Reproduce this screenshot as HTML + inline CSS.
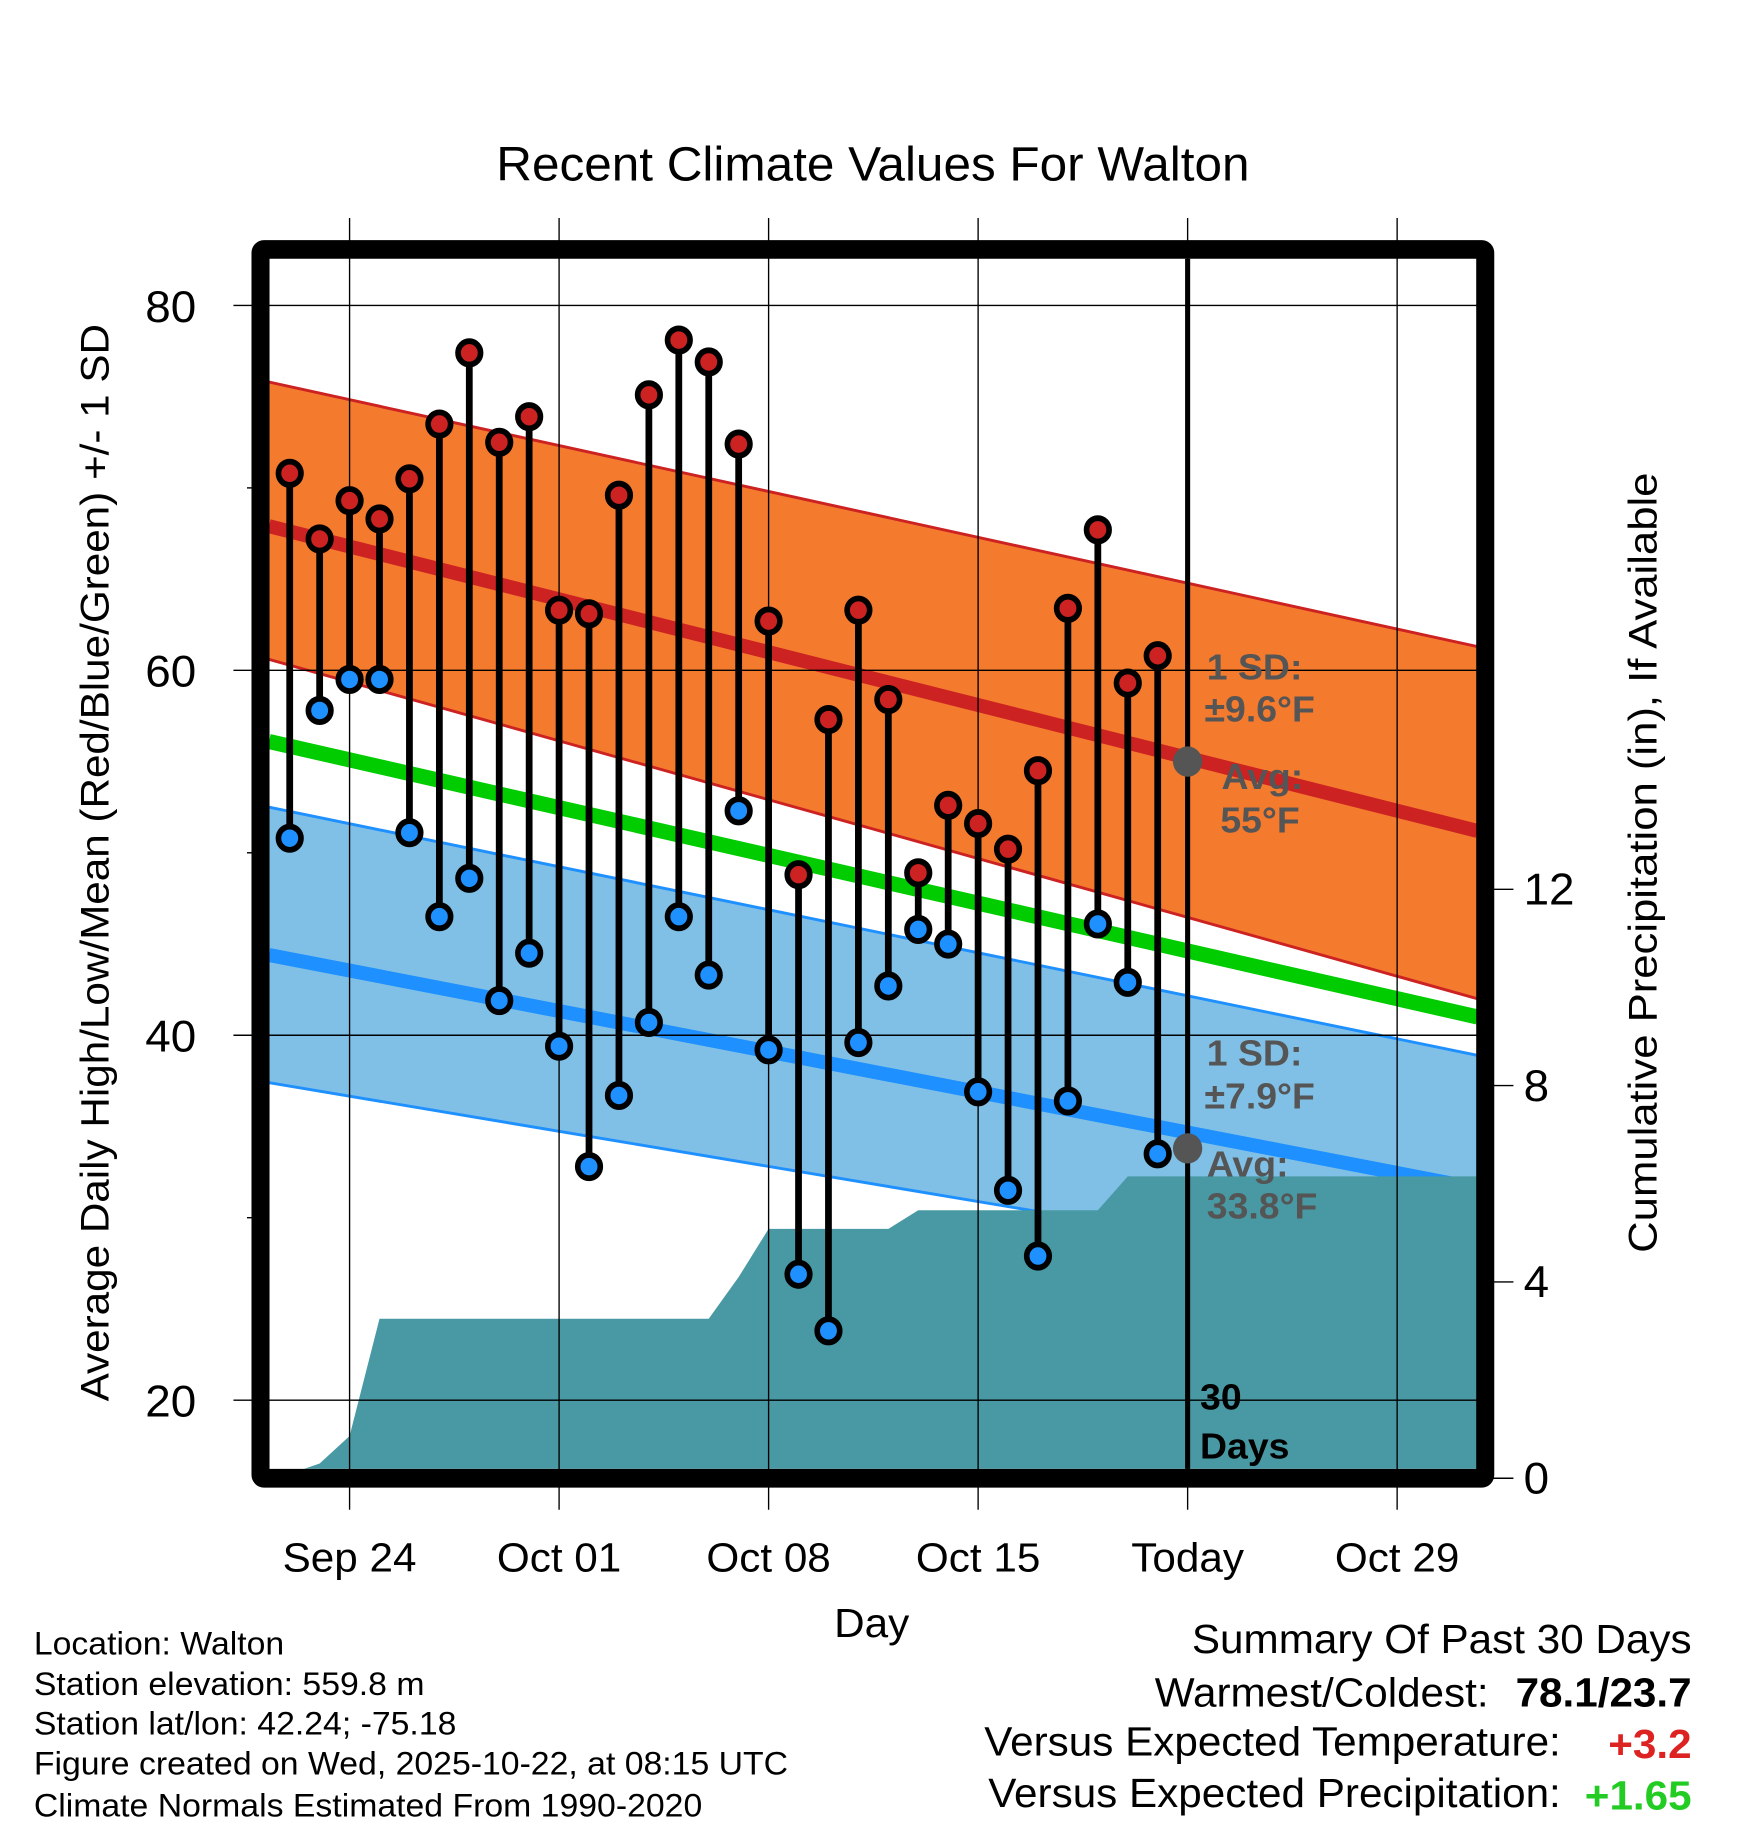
<!DOCTYPE html>
<html><head><meta charset="utf-8"><style>
html,body{margin:0;padding:0;background:#fff;}
svg{display:block;}
text{font-family:"Liberation Sans",sans-serif;}
</style></head><body>
<svg id="chart" xmlns="http://www.w3.org/2000/svg" width="1748" height="1828" viewBox="0 0 1550 1568" preserveAspectRatio="none">
<g id="layer"></g>
</svg>
<script>
// ---- data ----
const highs = [70.8,67.2,69.3,68.3,70.5,73.5,77.4,72.5,73.9,63.3,63.1,69.6,75.1,78.1,76.9,72.4,62.7,48.8,57.3,63.3,58.4,48.9,52.6,51.6,50.2,54.5,63.4,67.7,59.3,60.8];
const lows  = [50.8,57.8,59.5,59.5,51.1,46.5,48.6,41.9,44.5,39.4,32.8,36.7,40.7,46.5,43.3,52.3,39.2,26.9,23.8,39.6,42.7,45.8,45.0,36.9,31.5,27.9,36.4,46.1,42.9,33.5];
const precipCum = [0,0.3,0.86,3.25,3.25,3.25,3.25,3.25,3.25,3.25,3.25,3.25,3.25,3.25,3.25,4.1,5.08,5.08,5.08,5.08,5.08,5.46,5.46,5.46,5.46,5.46,5.46,5.46,6.15,6.15];
const normHighAvg = [67.9,51.2];
const normHighUp = [75.8,61.3];
const normHighLo = [60.6,42.0];
const normMean = [56.1,41.0];
const normLowUp = [52.5,38.9];
const normLowAvg = [44.4,31.6];
const normLowLo = [37.4,26.3];
const todayHighAvg = 55;
const todayLowAvg = 33.8;
const xTickLabels = ["Sep 24","Oct 01","Oct 08","Oct 15","Today","Oct 29"];
const xTickDays = [2,9,16,23,30,37];
const yTicks = [20,40,60,80];
const yMinor = [30,50,70];
const pTicks = [0,4,8,12];

// ---- axes ----
const PL=238.6,PR=1310,PT=222,PB=1260;
const X=d=>256.9+d*26.54;
const Y=v=>575-(v-60)*15.65;
const P=v=>1268-v*42.1;
const NS="http://www.w3.org/2000/svg";
const g=document.getElementById('layer');
function el(tag,attrs,parent){const e=document.createElementNS(NS,tag);for(const k in attrs)e.setAttribute(k,attrs[k]);(parent||g).appendChild(e);return e;}
function txt(s,attrs){const e=el('text',attrs);e.textContent=s;return e;}

const clip=el('clipPath',{id:'pc'});el('rect',{x:PL,y:PT,width:PR-PL,height:PB-PT},clip);
const pg=el('g',{'clip-path':'url(#pc)'});

function band(up,lo,fill,name){
  const p=el('polygon',{points:`${PL},${Y(up[0])} ${PR},${Y(up[1])} ${PR},${Y(lo[1])} ${PL},${Y(lo[0])}`,fill:fill},pg);
  
  
}
function line(v,stroke,w,name){
  const l=el('line',{x1:PL,y1:Y(v[0]),x2:PR,y2:Y(v[1]),stroke:stroke,'stroke-width':w},pg);
  
  
}
band(normHighUp,normHighLo,'#f47a2e','high-sd-band');
band(normLowUp,normLowLo,'#80c0e6','low-sd-band');
line(normHighUp,'#cc2222',2.5,'high-sd-upper');
line(normHighLo,'#cc2222',2.5,'high-sd-lower');
line(normLowUp,'#1e90ff',2.5,'low-sd-upper');
line(normLowLo,'#1e90ff',2.5,'low-sd-lower');
line(normHighAvg,'#cc2222',12,'normal-high-line');
line(normMean,'#00cc00',13,'normal-mean-line');
line(normLowAvg,'#1e90ff',12,'normal-low-line');

let pts=`${X(0.48)},${PB} `;
precipCum.forEach((v,i)=>{ if(i>0) pts+=`${X(i)},${P(v)} `; });
pts+=`${PR},${P(precipCum[precipCum.length-1])} ${PR},${PB}`;
const area=el('polygon',{points:pts,fill:'#4899a4'},pg);



const texts=[];
xTickDays.forEach((d,i)=>{
  const l=el('line',{x1:X(d),y1:187,x2:X(d),y2:1295,stroke:'#000','stroke-width':1.2});
  
  
  const t=txt(xTickLabels[i],{x:X(d),y:1348,'font-size':35,'text-anchor':'middle'});
  
  
  texts.push(t);
});
yTicks.forEach(v=>{
  const l=el('line',{x1:207,y1:Y(v),x2:PR,y2:Y(v),stroke:'#000','stroke-width':1.2});
  
  
  const t=txt(String(v),{x:174,y:Y(v)+14,'font-size':38,'text-anchor':'end'});
  
  
  texts.push(t);
});
yMinor.forEach(v=>{
  const l=el('line',{x1:219,y1:Y(v),x2:232,y2:Y(v),stroke:'#000','stroke-width':1.2});
  
  
});
pTicks.forEach(v=>{
  const l=el('line',{x1:1322,y1:P(v),x2:1342,y2:P(v),stroke:'#000','stroke-width':1.2});
  
  
  const t=txt(String(v),{x:1351,y:P(v)+13,'font-size':38});
  
  
  texts.push(t);
});

const tl=el('line',{x1:X(30),y1:PT,x2:X(30),y2:PB,stroke:'#000','stroke-width':4.5});



function ann(s,x,y,fill,name){const t=txt(s,{x:x,y:y,'font-size':31,'font-weight':'bold',fill:fill});texts.push(t);return t;}
const c1=el('circle',{cx:X(30),cy:Y(todayHighAvg),r:13,fill:'#555'});


const c2=el('circle',{cx:X(30),cy:Y(todayLowAvg),r:13,fill:'#555'});


const tx=X(30);
ann('1 SD:',tx+17,583,'#555','high-sd-label');
ann('±9.6°F',tx+15,619,'#555','high-sd-value');
ann('Avg:',tx+30,677,'#555','high-avg-label');
ann('55°F',tx+29,714,'#555','high-avg-value');
ann('1 SD:',tx+17,914,'#555','low-sd-label');
ann('±7.9°F',tx+15,951,'#555','low-sd-value');
ann('Avg:',tx+17,1009,'#555','low-avg-label');
ann('33.8°F',tx+17,1045,'#555','low-avg-value');
ann('30',tx+11,1209,'#000','days-count-label');
ann('Days',tx+11,1251,'#000','days-label');

highs.forEach((h,i)=>{
  const s=el('line',{x1:X(i),y1:Y(h),x2:X(i),y2:Y(lows[i]),stroke:'#000','stroke-width':6});
  
  
});
highs.forEach((h,i)=>{
  const a=el('circle',{cx:X(i),cy:Y(h),r:10,fill:'#cc2222',stroke:'#000','stroke-width':5});
  
  
  const b=el('circle',{cx:X(i),cy:Y(lows[i]),r:10,fill:'#1e90ff',stroke:'#000','stroke-width':5});
  
  
});

const fr=el('rect',{x:231,y:214,width:1086,height:1054,fill:'none',stroke:'#000','stroke-width':16,rx:3});



function T(s,attrs,name){const t=txt(s,attrs);texts.push(t);return t;}
T('Recent Climate Values For Walton',{x:774,y:155,'font-size':41,'text-anchor':'middle'},'chart-title');
T('Day',{x:773,y:1404,'font-size':35,'text-anchor':'middle'},'x-axis-title');
const yt=T('Average Daily High/Low/Mean (Red/Blue/Green) +/- 1 SD',{x:0,y:0,'font-size':35,'text-anchor':'middle',transform:'translate(96,740) rotate(-90)'},'y-axis-title');
yt.dataset.f='1.035';
T('Cumulative Precipitation (in), If Available',{x:0,y:0,'font-size':35,'text-anchor':'middle',transform:'translate(1469,740) rotate(-90)'},'precip-axis-title');
const info=['Location: Walton','Station elevation: 559.8 m','Station lat/lon: 42.24; -75.18','Figure created on Wed, 2025-10-22, at 08:15 UTC','Climate Normals Estimated From 1990-2020'];
const iy=[1419,1454,1488,1522,1558];
info.forEach((s,i)=>T(s,{x:30,y:iy[i],'font-size':28},'station-info-line'));
T('Summary Of Past 30 Days',{x:1500,y:1418,'font-size':35,'text-anchor':'end'},'summary-title');
T('Warmest/Coldest:',{x:1320,y:1464,'font-size':35,'text-anchor':'end'},'warmest-coldest-label');
T('78.1/23.7',{x:1500,y:1464,'font-size':35,'font-weight':'bold','text-anchor':'end'},'warmest-coldest-value');
T('Versus Expected Temperature:',{x:1384,y:1506,'font-size':35,'text-anchor':'end'},'temp-anomaly-label');
T('+3.2',{x:1500,y:1508,'font-size':35,'font-weight':'bold','text-anchor':'end',fill:'#dd2222'},'temp-anomaly-value');
T('Versus Expected Precipitation:',{x:1384,y:1550,'font-size':35,'text-anchor':'end'},'precip-anomaly-label');
T('+1.65',{x:1500,y:1552,'font-size':35,'font-weight':'bold','text-anchor':'end',fill:'#22cc22'},'precip-anomaly-value');

texts.forEach(t=>{
  const len=t.getComputedTextLength();
  const f=parseFloat(t.dataset.f||'1.07');
  if(len>0){t.setAttribute('textLength',(len*f).toFixed(1));t.setAttribute('lengthAdjust','spacingAndGlyphs');}
});
</script>
</body></html>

_THE PROBLEM_
Leave the pictures out and please restate exactly the lines running from the start of the material through the one with "const pTicks = [0,4,8,12];".

_RESPONSE_
Reproduce this screenshot as HTML + inline CSS.
<!DOCTYPE html>
<html><head><meta charset="utf-8"><style>
html,body{margin:0;padding:0;background:#fff;}
svg{display:block;}
text{font-family:"Liberation Sans",sans-serif;}
</style></head><body>
<svg id="chart" xmlns="http://www.w3.org/2000/svg" width="1748" height="1828" viewBox="0 0 1550 1568" preserveAspectRatio="none">
<g id="layer"></g>
</svg>
<script>
// ---- data ----
const highs = [70.8,67.2,69.3,68.3,70.5,73.5,77.4,72.5,73.9,63.3,63.1,69.6,75.1,78.1,76.9,72.4,62.7,48.8,57.3,63.3,58.4,48.9,52.6,51.6,50.2,54.5,63.4,67.7,59.3,60.8];
const lows  = [50.8,57.8,59.5,59.5,51.1,46.5,48.6,41.9,44.5,39.4,32.8,36.7,40.7,46.5,43.3,52.3,39.2,26.9,23.8,39.6,42.7,45.8,45.0,36.9,31.5,27.9,36.4,46.1,42.9,33.5];
const precipCum = [0,0.3,0.86,3.25,3.25,3.25,3.25,3.25,3.25,3.25,3.25,3.25,3.25,3.25,3.25,4.1,5.08,5.08,5.08,5.08,5.08,5.46,5.46,5.46,5.46,5.46,5.46,5.46,6.15,6.15];
const normHighAvg = [67.9,51.2];
const normHighUp = [75.8,61.3];
const normHighLo = [60.6,42.0];
const normMean = [56.1,41.0];
const normLowUp = [52.5,38.9];
const normLowAvg = [44.4,31.6];
const normLowLo = [37.4,26.3];
const todayHighAvg = 55;
const todayLowAvg = 33.8;
const xTickLabels = ["Sep 24","Oct 01","Oct 08","Oct 15","Today","Oct 29"];
const xTickDays = [2,9,16,23,30,37];
const yTicks = [20,40,60,80];
const yMinor = [30,50,70];
const pTicks = [0,4,8,12];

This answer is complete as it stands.